In an old house, it’s not unusual to walk through one bedroom to get to another bedroom or find the front door opens to a kitchen. Decades ago, homes were designed to the new owner’s specific needs (or whims), and very few gave a thought to whether the layout would please others. While uncomfortable flooring layouts can usually be changed, it may require removing load-bearing walls and installing ceiling beams to support the weight, so it’s not typically a DIY project.
Flickering lights are a common sign of old wiring. If the wiring has not been updated in the house, it’s not only inadequate for powering today’s appliances, it’s a safety issue and comes with an increased risk of fire. In the short term, consider using lower-watt light bulbs and operating only one device at a time. However, plan to have the wiring updated—and soon.
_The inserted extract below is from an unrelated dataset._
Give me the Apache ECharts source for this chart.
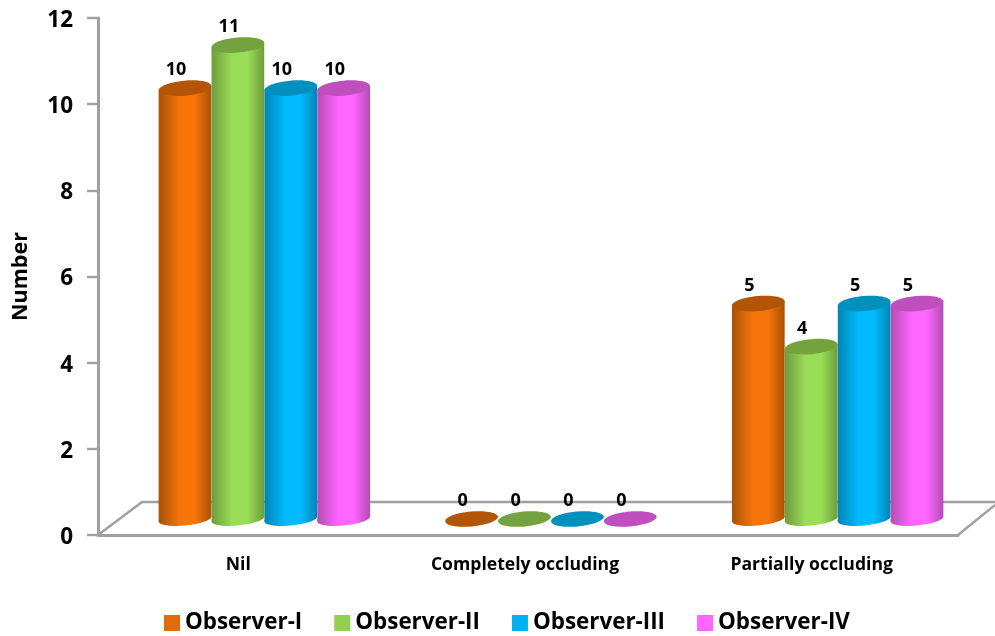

Many older homes were once heated by coal, although most have been updated to gas, oil, or electric furnaces. Coal chutes, some of which feature elaborate designs etched on cast iron doors, can still be found on many old houses. This door is where the coal delivery person would shovel the coal into a chute that led to a coal bin. While decorative and a charming “keeper,” it’s a good idea to seal and insulate the door to keep pests out.
Homeowners a hundred years ago didn’t have the benefit of large-capacity refrigerators. Plus, they couldn’t always obtain all the food they needed from a local market. Root cellars were the next best thing—they were located below ground where it stayed dark and cool. Root crops, such as turnips, potatoes, and carrots could be safely stored for months. Old root cellars may be prone to collapsing, so many homeowners opt to fill them in with sand for safety.